▶ _Request_:
Your task is to retype the lines from the opening of the material through the line that includes "import plotly.graph_objects as go". Do not copy the pictures.

▶ _Data_:

──────────────────────────────

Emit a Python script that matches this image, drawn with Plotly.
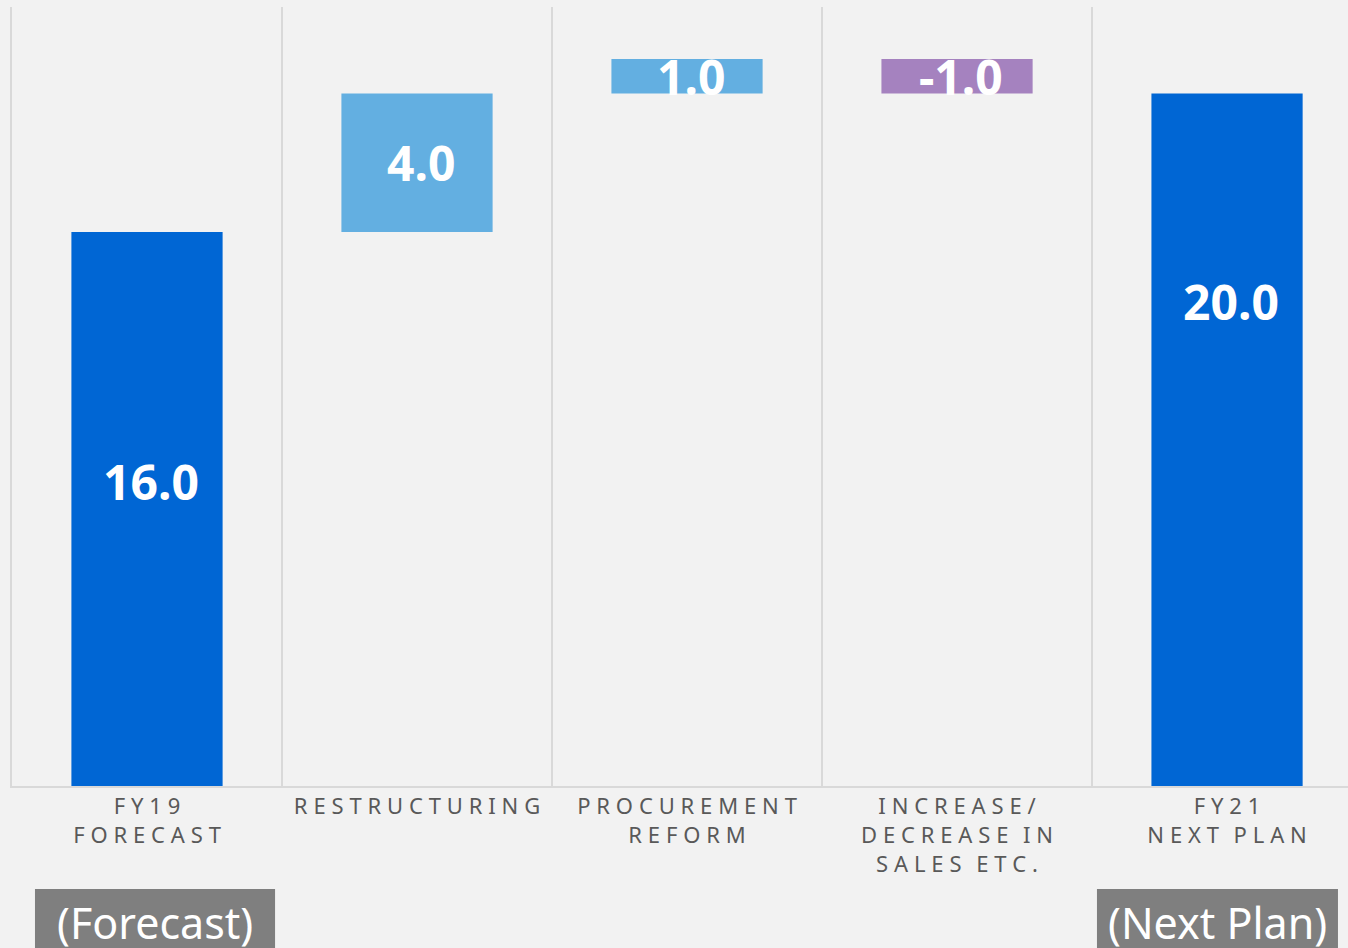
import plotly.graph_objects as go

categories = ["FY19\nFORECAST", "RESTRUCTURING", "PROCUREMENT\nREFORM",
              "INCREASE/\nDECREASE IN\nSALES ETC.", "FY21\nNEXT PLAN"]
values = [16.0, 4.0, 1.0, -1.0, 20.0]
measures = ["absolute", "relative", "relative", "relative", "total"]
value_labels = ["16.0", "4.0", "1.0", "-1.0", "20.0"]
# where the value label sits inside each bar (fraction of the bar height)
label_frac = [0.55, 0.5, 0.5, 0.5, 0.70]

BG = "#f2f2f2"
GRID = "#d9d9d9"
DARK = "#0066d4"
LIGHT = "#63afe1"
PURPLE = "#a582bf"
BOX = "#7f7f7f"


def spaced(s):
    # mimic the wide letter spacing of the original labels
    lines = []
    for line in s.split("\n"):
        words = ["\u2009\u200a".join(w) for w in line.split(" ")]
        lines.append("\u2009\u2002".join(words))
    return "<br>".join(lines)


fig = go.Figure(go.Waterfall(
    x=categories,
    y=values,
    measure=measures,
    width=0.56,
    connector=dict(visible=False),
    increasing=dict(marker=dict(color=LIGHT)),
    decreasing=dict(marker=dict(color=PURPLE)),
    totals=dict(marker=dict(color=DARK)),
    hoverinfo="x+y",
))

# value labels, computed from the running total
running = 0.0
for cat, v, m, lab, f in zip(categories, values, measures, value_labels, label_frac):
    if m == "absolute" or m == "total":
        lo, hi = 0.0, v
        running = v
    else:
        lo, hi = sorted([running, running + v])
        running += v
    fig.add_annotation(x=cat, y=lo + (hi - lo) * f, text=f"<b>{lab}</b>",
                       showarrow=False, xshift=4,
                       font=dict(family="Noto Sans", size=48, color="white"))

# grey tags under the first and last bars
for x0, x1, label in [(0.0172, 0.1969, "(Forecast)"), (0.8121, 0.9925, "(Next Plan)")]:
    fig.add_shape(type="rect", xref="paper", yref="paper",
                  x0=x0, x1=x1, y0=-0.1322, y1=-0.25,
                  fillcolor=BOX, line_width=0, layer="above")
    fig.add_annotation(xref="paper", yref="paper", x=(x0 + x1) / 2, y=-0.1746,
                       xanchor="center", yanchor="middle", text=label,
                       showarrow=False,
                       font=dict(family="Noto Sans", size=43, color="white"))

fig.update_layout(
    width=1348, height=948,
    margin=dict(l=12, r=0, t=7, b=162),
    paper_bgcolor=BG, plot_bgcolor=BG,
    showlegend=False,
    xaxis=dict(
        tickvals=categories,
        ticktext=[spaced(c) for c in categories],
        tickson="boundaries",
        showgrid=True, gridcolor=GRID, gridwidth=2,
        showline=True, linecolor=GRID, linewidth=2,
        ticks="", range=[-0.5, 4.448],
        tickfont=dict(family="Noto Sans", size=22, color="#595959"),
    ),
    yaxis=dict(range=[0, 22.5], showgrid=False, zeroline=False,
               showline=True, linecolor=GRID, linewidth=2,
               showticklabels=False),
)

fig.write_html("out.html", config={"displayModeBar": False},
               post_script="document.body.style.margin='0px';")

──────────────────────────────

▶ _Task answer_:
Emit a Python script that matches this image, drawn with Plotly.
import plotly.graph_objects as go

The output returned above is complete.